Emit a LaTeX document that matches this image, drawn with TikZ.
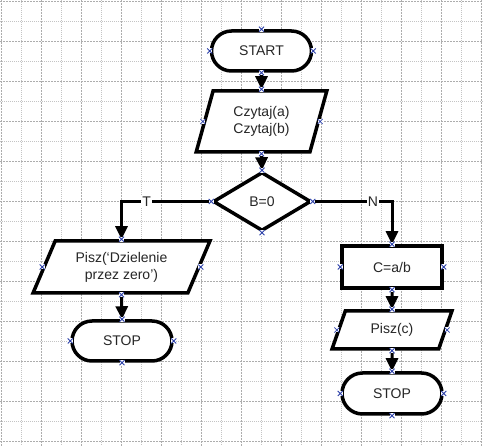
\documentclass[tikz,border=0pt]{standalone}
\usepackage{fontspec}
\setmainfont{Liberation Sans}
\usepackage{tikz}
\usetikzlibrary{shapes.geometric,shapes.misc,arrows.meta,positioning}
\definecolor{gridMajor}{HTML}{ADADAD}
\definecolor{gridMinor}{HTML}{C4C4C4}
\definecolor{handleBlue}{HTML}{2B3FA8}

\begin{document}
\begin{tikzpicture}[
  x=1pt,y=-1pt,
  font=\fontsize{14}{17}\selectfont,
  box/.style={draw=black,line width=3.5pt,fill=white,text=black!85,align=center,inner sep=0pt},
  term/.style={box,rounded rectangle,minimum width=100pt,minimum height=40pt},
  io/.style={box,trapezium,trapezium stretches=true},
  proc/.style={box,rectangle,minimum width=100pt,minimum height=42pt},
  cond/.style={box,diamond,minimum width=98pt,minimum height=59pt},
  arr/.style={-{Triangle[length=13pt,width=12pt]},line width=3pt},
  lbl/.style={fill=white,inner sep=1pt,text=black!85},
  handle/.style={handleBlue,line width=0.8pt}
]
\useasboundingbox[fill=white] (0,0) rectangle (483,446);

% ---- background grid ----
\foreach \k in {0,...,24}{
  \pgfmathtruncatemacro{\odd}{mod(\k,2)}
  \ifnum\odd=0
    \draw[gridMajor,line width=0.6pt,dash pattern=on 2pt off 1pt] (1+20*\k,0) -- (1+20*\k,446);
  \else
    \draw[gridMinor,line width=0.6pt,dash pattern=on 1pt off 1pt] (1+20*\k,0) -- (1+20*\k,446);
  \fi
}
\foreach \k in {0,...,22}{
  \pgfmathtruncatemacro{\odd}{mod(\k,2)}
  \ifnum\odd=0
    \draw[gridMajor,line width=0.6pt,dash pattern=on 2pt off 1pt] (0,1+20*\k) -- (483,1+20*\k);
  \else
    \draw[gridMinor,line width=0.6pt,dash pattern=on 1pt off 1pt] (0,1+20*\k) -- (483,1+20*\k);
  \fi
}

% ---- main column ----
\node[term] (start) at (261.5,51) {START};
\node[io,minimum width=131pt,minimum height=61pt,trapezium left angle=72,trapezium right angle=108]
  (read) at (261.5,121.5) {Czytaj(a)\\Czytaj(b)};
\node[cond] (test) at (262,201.5) {B=0};

% ---- branch T ----
\node[io,minimum width=177pt,minimum height=52pt,trapezium left angle=63,trapezium right angle=117]
  (err) at (121.5,267) {Pisz(‘Dzielenie\\przez zero’)};
\node[term] (stopa) at (122,341) {STOP};

% ---- branch N ----
\node[proc] (calc) at (392,267) {C=a/b};
\node[io,minimum width=120pt,minimum height=38pt,trapezium left angle=65,trapezium right angle=115]
  (out) at (392,330) {Pisz(c)};
\node[term,minimum height=41pt] (stopb) at (392,393.5) {STOP};

% ---- flow arrows ----
\draw[arr] (start.south) -- (read.north);
\draw[arr] (read.south) -- (test.north);
\draw[arr] (test.west) -| node[lbl,pos=0.36] {T} (err.north);
\draw[arr] (test.east) -| node[lbl,pos=0.38] {N} (calc.north);
\draw[arr] (err.south) -- (stopa.north);
\draw[arr] (calc.south) -- (out.north);
\draw[arr] (out.south) -- (stopb.north);

% ---- selection handles ----
\foreach \n in {start,read,test,err,stopa,calc,out,stopb}
  \foreach \a in {north,south,east,west}{
    \fill[white] (\n.\a) ++(-2.5,-2.5) rectangle ++(5,5);
    \draw[handle] (\n.\a) ++(-2.5,-2.5) -- ++(5,5) ++(-5,0) -- ++(5,-5);
  }
\end{tikzpicture}
\end{document}
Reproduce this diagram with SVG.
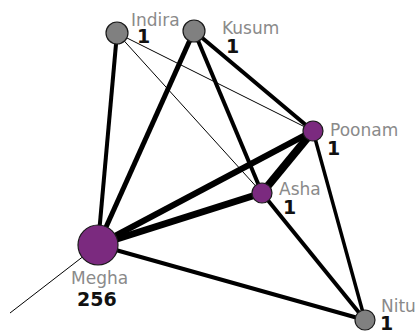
<svg xmlns="http://www.w3.org/2000/svg" width="415" height="331" viewBox="0 0 415 331">
<style>
.e{stroke:#000;fill:none;stroke-linecap:butt}
.g{fill:#808080;stroke:#1a1a1a;stroke-width:1.2}
.p{fill:#7b2a7f;stroke:#1a1a1a;stroke-width:1.2}
.n{font-family:"DejaVu Sans",sans-serif;font-size:17px;fill:#8a8a8a}
.v{font-family:"DejaVu Sans",sans-serif;font-size:19px;font-weight:bold;fill:#111}
</style>
<rect width="415" height="331" fill="#fff"/>
<g id="edges">
<line class="e" x1="98" y1="245" x2="10" y2="313" stroke-width="1"/>
<line class="e" x1="117" y1="33" x2="262" y2="193" stroke-width="1"/>
<line class="e" x1="117" y1="33" x2="313" y2="131" stroke-width="1"/>
<line class="e" x1="117" y1="33" x2="98" y2="245" stroke-width="4"/>
<line class="e" x1="194" y1="31" x2="98" y2="245" stroke-width="5"/>
<line class="e" x1="194" y1="31" x2="262" y2="193" stroke-width="4"/>
<line class="e" x1="194" y1="31" x2="313" y2="131" stroke-width="4"/>
<line class="e" x1="313" y1="131" x2="98" y2="245" stroke-width="6"/>
<line class="e" x1="313" y1="131" x2="262" y2="193" stroke-width="8"/>
<line class="e" x1="313" y1="131" x2="365" y2="320" stroke-width="3.5"/>
<line class="e" x1="262" y1="193" x2="98" y2="245" stroke-width="7"/>
<line class="e" x1="262" y1="193" x2="365" y2="320" stroke-width="4"/>
<line class="e" x1="98" y1="245" x2="365" y2="320" stroke-width="4"/>
</g>
<g id="indira"><circle class="g" cx="117" cy="33" r="11"/><text class="n" x="131" y="26">Indira</text><text class="v" x="137" y="43">1</text></g>
<g id="kusum"><circle class="g" cx="194" cy="31" r="11"/><text class="n" x="222" y="34">Kusum</text><text class="v" x="226" y="53">1</text></g>
<g id="poonam"><circle class="p" cx="313" cy="131" r="10"/><text class="n" x="330" y="136">Poonam</text><text class="v" x="327" y="155">1</text></g>
<g id="asha"><circle class="p" cx="262" cy="193" r="10"/><text class="n" x="279" y="195">Asha</text><text class="v" x="283" y="214">1</text></g>
<g id="megha"><circle class="p" cx="98" cy="245" r="20"/><text class="n" x="71" y="284">Megha</text><text class="v" x="77" y="306">256</text></g>
<g id="nitu"><circle class="g" cx="365" cy="320" r="10"/><text class="n" x="381" y="312">Nitu</text><text class="v" x="380" y="330">1</text></g>
</svg>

####

Task
Emit the lines of the material exactly, from its first line to the line containing "(test) at (262,201.5)", inclusive; leave every picture out.

Exercise solution
Emit a LaTeX document that matches this image, drawn with TikZ.
\documentclass[tikz,border=0pt]{standalone}
\usepackage{fontspec}
\setmainfont{Liberation Sans}
\usepackage{tikz}
\usetikzlibrary{shapes.geometric,shapes.misc,arrows.meta,positioning}
\definecolor{gridMajor}{HTML}{ADADAD}
\definecolor{gridMinor}{HTML}{C4C4C4}
\definecolor{handleBlue}{HTML}{2B3FA8}

\begin{document}
\begin{tikzpicture}[
  x=1pt,y=-1pt,
  font=\fontsize{14}{17}\selectfont,
  box/.style={draw=black,line width=3.5pt,fill=white,text=black!85,align=center,inner sep=0pt},
  term/.style={box,rounded rectangle,minimum width=100pt,minimum height=40pt},
  io/.style={box,trapezium,trapezium stretches=true},
  proc/.style={box,rectangle,minimum width=100pt,minimum height=42pt},
  cond/.style={box,diamond,minimum width=98pt,minimum height=59pt},
  arr/.style={-{Triangle[length=13pt,width=12pt]},line width=3pt},
  lbl/.style={fill=white,inner sep=1pt,text=black!85},
  handle/.style={handleBlue,line width=0.8pt}
]
\useasboundingbox[fill=white] (0,0) rectangle (483,446);

% ---- background grid ----
\foreach \k in {0,...,24}{
  \pgfmathtruncatemacro{\odd}{mod(\k,2)}
  \ifnum\odd=0
    \draw[gridMajor,line width=0.6pt,dash pattern=on 2pt off 1pt] (1+20*\k,0) -- (1+20*\k,446);
  \else
    \draw[gridMinor,line width=0.6pt,dash pattern=on 1pt off 1pt] (1+20*\k,0) -- (1+20*\k,446);
  \fi
}
\foreach \k in {0,...,22}{
  \pgfmathtruncatemacro{\odd}{mod(\k,2)}
  \ifnum\odd=0
    \draw[gridMajor,line width=0.6pt,dash pattern=on 2pt off 1pt] (0,1+20*\k) -- (483,1+20*\k);
  \else
    \draw[gridMinor,line width=0.6pt,dash pattern=on 1pt off 1pt] (0,1+20*\k) -- (483,1+20*\k);
  \fi
}

% ---- main column ----
\node[term] (start) at (261.5,51) {START};
\node[io,minimum width=131pt,minimum height=61pt,trapezium left angle=72,trapezium right angle=108]
  (read) at (261.5,121.5) {Czytaj(a)\\Czytaj(b)};
\node[cond] (test) at (262,201.5) {B=0};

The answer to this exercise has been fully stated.